Symptom: zrepl log message:
rpc error: code = Unavailable desc = transport is closing
Underlying Problem:
* rpc.NewServer was not using grpchelper.NewServer and not setting Server KeepaliveParams by itself
* and even grpchelper.NewServer didn't set a KeepaliveEnforcementPolicy
* However, KeepaliveEnforcementPolicy is necessary if the client keepalive is configured with non-default values
* .. which grpchelper.ClientConn does, and that method is used by rpc.NewClient
* rpc.Client was sending pings
* lacking server-side KeepaliveEnforcementPolicy caused grpc-hard-coded `pingStrikes` counter to go past limit of 2:
021bd5734e/internal/transport/http2_server.go (L726)
How was this debugged:
* GRPC_GO_LOG_VERBOSITY_LEVEL=99 GRPC_GO_LOG_SEVERITY_LEVEL=info PATH=/root/mockpath:$PATH zrepl daemon
* with a patch on grpc package to get more log messages on pingStrikes increases:
diff --git a/internal/transport/http2_server.go b/internal/transport/http2_server.go
index 8b04b039..f68f55ea 100644
--- a/internal/transport/http2_server.go
+++ b/internal/transport/http2_server.go
@@ -214,6 +214,7 @@ func newHTTP2Server(conn net.Conn, config *ServerConfig) (_ ServerTransport, err
if kep.MinTime == 0 {
kep.MinTime = defaultKeepalivePolicyMinTime
}
+ errorf("effective keepalive enforcement policy: %#v", kep)

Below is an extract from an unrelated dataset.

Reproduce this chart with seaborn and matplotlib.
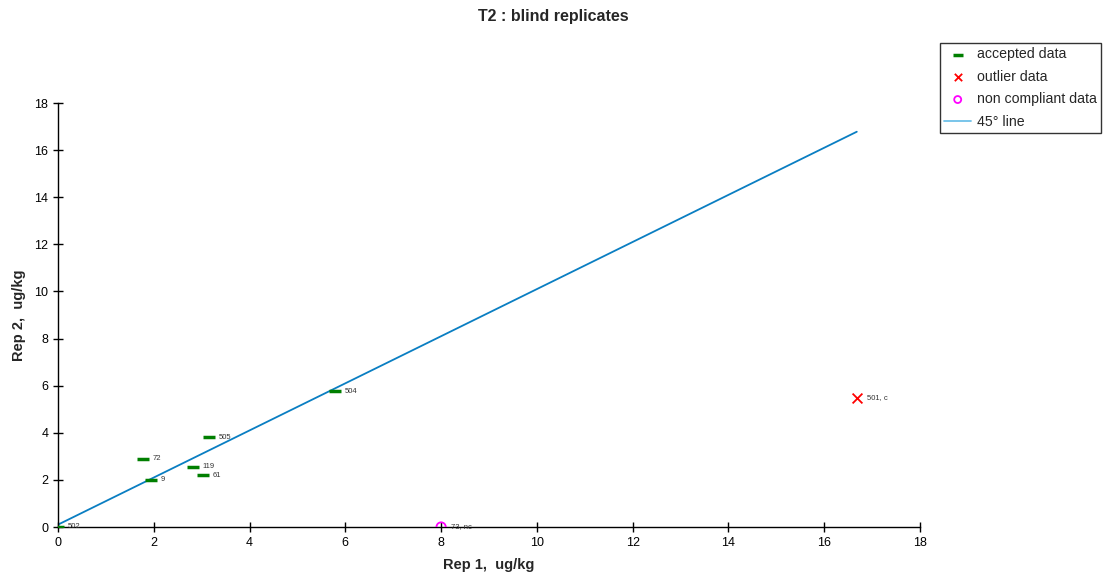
import matplotlib
matplotlib.use("Agg")
import matplotlib.pyplot as plt
import seaborn as sns
import pandas as pd

sns.set_style("white")
plt.rcParams['font.family'] = ['Liberation Sans', 'DejaVu Sans']

# data
acc_labels = ["502", "72", "9", "119", "61", "505", "504"]
acc_rep1 = [0.0, 1.77, 1.94, 2.82, 3.03, 3.15, 5.78]
acc_rep2 = [0.0, 2.89, 2.0, 2.55, 2.2, 3.82, 5.77]
out_labels = ["501, c"]
out_rep1 = [16.68]
out_rep2 = [5.48]
nc_labels = ["73, nc"]
nc_rep1 = [8.0]
nc_rep2 = [0.0]
line_x = [0.0, 16.68]
line_y = [0.1, 16.78]

fig = plt.figure(figsize=(11.07, 5.86), dpi=100)
ax = fig.add_axes([58/1107, 1-527/586, (920-58)/1107, (527-103)/586])

df_acc = pd.DataFrame({"x": acc_rep1, "y": acc_rep2})
df_out = pd.DataFrame({"x": out_rep1, "y": out_rep2})
df_nc = pd.DataFrame({"x": nc_rep1, "y": nc_rep2})
df_line = pd.DataFrame({"x": line_x, "y": line_y})

sns.lineplot(data=df_line, x="x", y="y", ax=ax, color="#0a7ec2", lw=1.3,
             label="45° line", zorder=2)
sns.scatterplot(data=df_acc, x="x", y="y", ax=ax, marker="_", s=75,
                color="#007f00", linewidth=2.5, label="accepted data", zorder=3)
sns.scatterplot(data=df_out, x="x", y="y", ax=ax, marker="x", s=50,
                color="#ff0000", linewidth=1.3, label="outlier data", zorder=3)
sns.scatterplot(data=df_nc, x="x", y="y", ax=ax, marker="o", s=45,
                facecolor="none", edgecolor="#ff00ff", linewidth=1.3,
                label="non compliant data", zorder=3)

for lab, x, y in zip(acc_labels + out_labels + nc_labels,
                     acc_rep1 + out_rep1 + nc_rep1,
                     acc_rep2 + out_rep2 + nc_rep2):
    ax.annotate(lab, (x, y), xytext=(7, 0), textcoords="offset points",
                fontsize=5.5, va="center", color="#333333")

ax.set_xlim(0, 18)
ax.set_ylim(0, 18)
ax.set_xticks(range(0, 19, 2))
ax.set_yticks(range(0, 19, 2))
ax.tick_params(axis="both", direction="inout", length=7, width=1, labelsize=9,
               bottom=True, left=True, colors="black")
for s in ["top", "right"]:
    ax.spines[s].set_visible(False)
for s in ["left", "bottom"]:
    ax.spines[s].set_color("black")
    ax.spines[s].set_linewidth(1)

ax.set_xlabel("Rep 1,  ug/kg", fontsize=10.5, fontweight="bold", labelpad=7)
ax.set_ylabel("Rep 2,  ug/kg", fontsize=10.5, fontweight="bold", labelpad=6)
fig.suptitle("T2 : blind replicates", fontsize=11.5, fontweight="bold", y=0.985)

h, l = ax.get_legend_handles_labels()
order = [l.index(n) for n in ["accepted data", "outlier data", "non compliant data", "45° line"]]
hs = [h[i] for i in order]
leg = ax.legend(hs, [l[i] for i in order],
                loc="upper left", bbox_to_anchor=(940/1107, 1-43/586),
                bbox_transform=fig.transFigure, fontsize=10.2, frameon=True,
                fancybox=False, edgecolor="black", borderpad=0.3,
                labelspacing=0.6, handlelength=1.9, handletextpad=0.4,
                borderaxespad=0, markerscale=0.75)
leg.get_frame().set_linewidth(1)
for ln in leg.get_lines():
    if ln.get_label() == "45° line" or ln.get_marker() in ("None", None, ""):
        ln.set_color("#6ec0e8")

fig.savefig("out.png", dpi=100)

done := make(chan struct{})
t := &http2Server{
ctx: context.Background(),
@@ -696,6 +697,7 @@ func (t *http2Server) handlePing(f *http2.PingFrame) {
t.controlBuf.put(pingAck)
now := time.Now()
+ errorf("transport:ping handlePing, last ping %s ago", now.Sub(t.lastPingAt))
defer func() {
t.lastPingAt = now
}()
@@ -713,11 +715,13 @@ func (t *http2Server) handlePing(f *http2.PingFrame) {
// Keepalive shouldn't be active thus, this new ping should
// have come after at least defaultPingTimeout.

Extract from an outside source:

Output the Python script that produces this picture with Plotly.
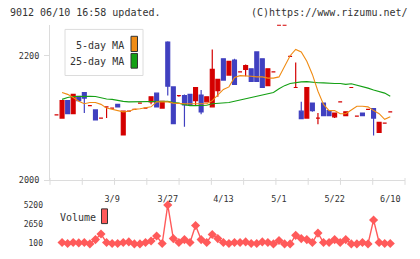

if t.lastPingAt.Add(defaultPingTimeout).After(now) {
+ errorf("transport:ping strike ns < 1 && !t.kep.PermitWithoutStream")
t.pingStrikes++
}
} else {
// Check if keepalive policy is respected.
if t.lastPingAt.Add(t.kep.MinTime).After(now) {
+ errorf("transport:ping strike !(ns < 1 && !t.kep.PermitWithoutStream) kep.MinTime=%s ns=%d", t.kep.MinTime, ns)
t.pingStrikes++
}
}
fixes#181